╭─ The records
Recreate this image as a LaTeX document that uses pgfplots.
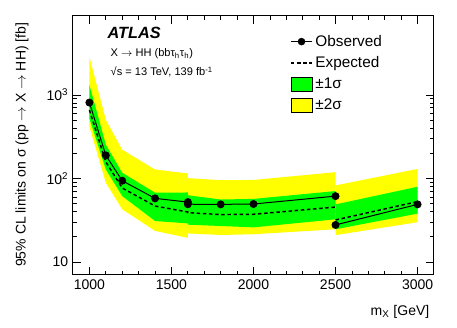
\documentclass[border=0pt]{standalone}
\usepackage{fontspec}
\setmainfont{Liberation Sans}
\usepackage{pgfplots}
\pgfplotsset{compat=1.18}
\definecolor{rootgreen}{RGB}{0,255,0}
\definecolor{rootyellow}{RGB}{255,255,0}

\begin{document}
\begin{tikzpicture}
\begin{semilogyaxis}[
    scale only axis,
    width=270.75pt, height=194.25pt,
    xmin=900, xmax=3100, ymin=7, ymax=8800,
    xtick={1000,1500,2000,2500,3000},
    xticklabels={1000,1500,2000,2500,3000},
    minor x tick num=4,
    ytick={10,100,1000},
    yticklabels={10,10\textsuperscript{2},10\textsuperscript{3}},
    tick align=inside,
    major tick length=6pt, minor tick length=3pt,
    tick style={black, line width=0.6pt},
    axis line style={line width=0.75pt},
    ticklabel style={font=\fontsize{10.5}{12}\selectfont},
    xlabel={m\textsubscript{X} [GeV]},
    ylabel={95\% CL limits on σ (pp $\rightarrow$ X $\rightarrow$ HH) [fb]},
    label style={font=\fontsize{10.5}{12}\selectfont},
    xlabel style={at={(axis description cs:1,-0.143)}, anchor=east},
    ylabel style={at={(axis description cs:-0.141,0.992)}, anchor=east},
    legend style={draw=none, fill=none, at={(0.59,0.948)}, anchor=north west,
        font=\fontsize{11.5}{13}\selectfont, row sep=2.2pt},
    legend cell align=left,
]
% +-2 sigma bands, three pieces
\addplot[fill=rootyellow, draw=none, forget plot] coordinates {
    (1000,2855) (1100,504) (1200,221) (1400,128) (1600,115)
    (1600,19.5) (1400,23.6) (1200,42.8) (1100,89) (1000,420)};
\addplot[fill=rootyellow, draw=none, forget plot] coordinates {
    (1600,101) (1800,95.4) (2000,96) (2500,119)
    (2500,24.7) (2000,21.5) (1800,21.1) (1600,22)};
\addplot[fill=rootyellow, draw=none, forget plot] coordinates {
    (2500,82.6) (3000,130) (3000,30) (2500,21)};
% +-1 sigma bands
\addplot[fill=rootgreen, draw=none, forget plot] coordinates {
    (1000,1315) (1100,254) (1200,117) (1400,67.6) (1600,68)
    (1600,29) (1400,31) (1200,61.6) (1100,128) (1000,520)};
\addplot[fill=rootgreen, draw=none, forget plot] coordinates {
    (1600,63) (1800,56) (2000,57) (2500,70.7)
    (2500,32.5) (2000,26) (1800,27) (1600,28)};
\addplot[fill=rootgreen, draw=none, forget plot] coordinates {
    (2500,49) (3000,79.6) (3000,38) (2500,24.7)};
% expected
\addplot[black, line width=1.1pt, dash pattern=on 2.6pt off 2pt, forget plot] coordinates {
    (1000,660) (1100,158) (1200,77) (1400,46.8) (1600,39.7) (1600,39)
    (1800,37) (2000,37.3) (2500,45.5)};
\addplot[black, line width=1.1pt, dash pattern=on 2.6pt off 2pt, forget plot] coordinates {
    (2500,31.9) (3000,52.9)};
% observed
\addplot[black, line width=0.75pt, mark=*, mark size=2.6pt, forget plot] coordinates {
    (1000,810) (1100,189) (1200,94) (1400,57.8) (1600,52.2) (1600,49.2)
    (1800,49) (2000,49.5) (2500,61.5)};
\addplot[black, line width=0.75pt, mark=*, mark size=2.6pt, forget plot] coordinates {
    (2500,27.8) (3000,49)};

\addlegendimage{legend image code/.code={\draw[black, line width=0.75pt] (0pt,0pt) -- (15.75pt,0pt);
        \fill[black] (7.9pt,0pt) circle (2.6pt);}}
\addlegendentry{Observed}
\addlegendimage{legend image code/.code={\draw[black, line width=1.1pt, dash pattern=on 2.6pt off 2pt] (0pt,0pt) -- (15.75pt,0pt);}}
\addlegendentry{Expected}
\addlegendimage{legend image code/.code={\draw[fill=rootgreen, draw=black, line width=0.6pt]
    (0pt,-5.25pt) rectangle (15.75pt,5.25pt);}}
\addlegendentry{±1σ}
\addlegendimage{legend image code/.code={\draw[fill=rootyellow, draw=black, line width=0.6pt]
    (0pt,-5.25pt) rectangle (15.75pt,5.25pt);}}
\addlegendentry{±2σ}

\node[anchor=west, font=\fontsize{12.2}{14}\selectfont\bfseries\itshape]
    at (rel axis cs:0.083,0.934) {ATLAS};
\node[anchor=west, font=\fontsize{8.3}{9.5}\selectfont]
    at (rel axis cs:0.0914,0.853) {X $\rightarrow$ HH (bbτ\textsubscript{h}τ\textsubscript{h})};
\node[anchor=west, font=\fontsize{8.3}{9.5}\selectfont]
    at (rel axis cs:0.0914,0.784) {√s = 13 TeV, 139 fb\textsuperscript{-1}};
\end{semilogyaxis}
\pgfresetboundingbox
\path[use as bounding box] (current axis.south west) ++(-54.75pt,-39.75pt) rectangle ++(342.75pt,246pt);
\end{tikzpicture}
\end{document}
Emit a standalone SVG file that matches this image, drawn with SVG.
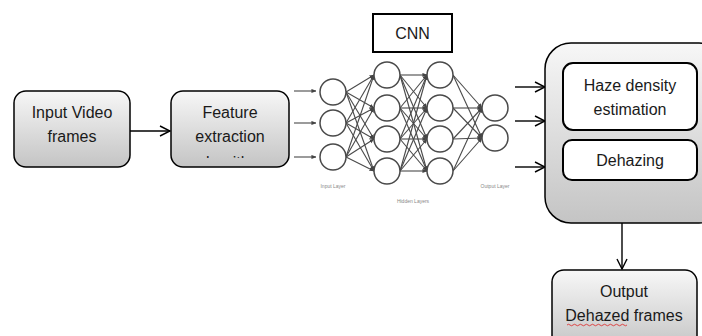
╰─
# Description of the task
Reproduce each entry precisely, dropping only the pictures.

# Solution to this exercise
Recreate this image as a LaTeX document that uses pgfplots.
\documentclass[border=0pt]{standalone}
\usepackage{fontspec}
\setmainfont{Liberation Sans}
\usepackage{pgfplots}
\pgfplotsset{compat=1.18}
\definecolor{rootgreen}{RGB}{0,255,0}
\definecolor{rootyellow}{RGB}{255,255,0}

\begin{document}
\begin{tikzpicture}
\begin{semilogyaxis}[
    scale only axis,
    width=270.75pt, height=194.25pt,
    xmin=900, xmax=3100, ymin=7, ymax=8800,
    xtick={1000,1500,2000,2500,3000},
    xticklabels={1000,1500,2000,2500,3000},
    minor x tick num=4,
    ytick={10,100,1000},
    yticklabels={10,10\textsuperscript{2},10\textsuperscript{3}},
    tick align=inside,
    major tick length=6pt, minor tick length=3pt,
    tick style={black, line width=0.6pt},
    axis line style={line width=0.75pt},
    ticklabel style={font=\fontsize{10.5}{12}\selectfont},
    xlabel={m\textsubscript{X} [GeV]},
    ylabel={95\% CL limits on σ (pp $\rightarrow$ X $\rightarrow$ HH) [fb]},
    label style={font=\fontsize{10.5}{12}\selectfont},
    xlabel style={at={(axis description cs:1,-0.143)}, anchor=east},
    ylabel style={at={(axis description cs:-0.141,0.992)}, anchor=east},
    legend style={draw=none, fill=none, at={(0.59,0.948)}, anchor=north west,
        font=\fontsize{11.5}{13}\selectfont, row sep=2.2pt},
    legend cell align=left,
]
% +-2 sigma bands, three pieces
\addplot[fill=rootyellow, draw=none, forget plot] coordinates {
    (1000,2855) (1100,504) (1200,221) (1400,128) (1600,115)
    (1600,19.5) (1400,23.6) (1200,42.8) (1100,89) (1000,420)};
\addplot[fill=rootyellow, draw=none, forget plot] coordinates {
    (1600,101) (1800,95.4) (2000,96) (2500,119)
    (2500,24.7) (2000,21.5) (1800,21.1) (1600,22)};
\addplot[fill=rootyellow, draw=none, forget plot] coordinates {
    (2500,82.6) (3000,130) (3000,30) (2500,21)};
% +-1 sigma bands
\addplot[fill=rootgreen, draw=none, forget plot] coordinates {
    (1000,1315) (1100,254) (1200,117) (1400,67.6) (1600,68)
    (1600,29) (1400,31) (1200,61.6) (1100,128) (1000,520)};
\addplot[fill=rootgreen, draw=none, forget plot] coordinates {
    (1600,63) (1800,56) (2000,57) (2500,70.7)
    (2500,32.5) (2000,26) (1800,27) (1600,28)};
\addplot[fill=rootgreen, draw=none, forget plot] coordinates {
    (2500,49) (3000,79.6) (3000,38) (2500,24.7)};
% expected
\addplot[black, line width=1.1pt, dash pattern=on 2.6pt off 2pt, forget plot] coordinates {
    (1000,660) (1100,158) (1200,77) (1400,46.8) (1600,39.7) (1600,39)
    (1800,37) (2000,37.3) (2500,45.5)};
\addplot[black, line width=1.1pt, dash pattern=on 2.6pt off 2pt, forget plot] coordinates {
    (2500,31.9) (3000,52.9)};
% observed
\addplot[black, line width=0.75pt, mark=*, mark size=2.6pt, forget plot] coordinates {
    (1000,810) (1100,189) (1200,94) (1400,57.8) (1600,52.2) (1600,49.2)
    (1800,49) (2000,49.5) (2500,61.5)};
\addplot[black, line width=0.75pt, mark=*, mark size=2.6pt, forget plot] coordinates {
    (2500,27.8) (3000,49)};

\addlegendimage{legend image code/.code={\draw[black, line width=0.75pt] (0pt,0pt) -- (15.75pt,0pt);
        \fill[black] (7.9pt,0pt) circle (2.6pt);}}
\addlegendentry{Observed}
\addlegendimage{legend image code/.code={\draw[black, line width=1.1pt, dash pattern=on 2.6pt off 2pt] (0pt,0pt) -- (15.75pt,0pt);}}
\addlegendentry{Expected}
\addlegendimage{legend image code/.code={\draw[fill=rootgreen, draw=black, line width=0.6pt]
    (0pt,-5.25pt) rectangle (15.75pt,5.25pt);}}
\addlegendentry{±1σ}
\addlegendimage{legend image code/.code={\draw[fill=rootyellow, draw=black, line width=0.6pt]
    (0pt,-5.25pt) rectangle (15.75pt,5.25pt);}}
\addlegendentry{±2σ}

\node[anchor=west, font=\fontsize{12.2}{14}\selectfont\bfseries\itshape]
    at (rel axis cs:0.083,0.934) {ATLAS};
\node[anchor=west, font=\fontsize{8.3}{9.5}\selectfont]
    at (rel axis cs:0.0914,0.853) {X $\rightarrow$ HH (bbτ\textsubscript{h}τ\textsubscript{h})};
\node[anchor=west, font=\fontsize{8.3}{9.5}\selectfont]
    at (rel axis cs:0.0914,0.784) {√s = 13 TeV, 139 fb\textsuperscript{-1}};
\end{semilogyaxis}
\pgfresetboundingbox
\path[use as bounding box] (current axis.south west) ++(-54.75pt,-39.75pt) rectangle ++(342.75pt,246pt);
\end{tikzpicture}
\end{document}
Emit a standalone SVG file that matches this image, drawn with SVG.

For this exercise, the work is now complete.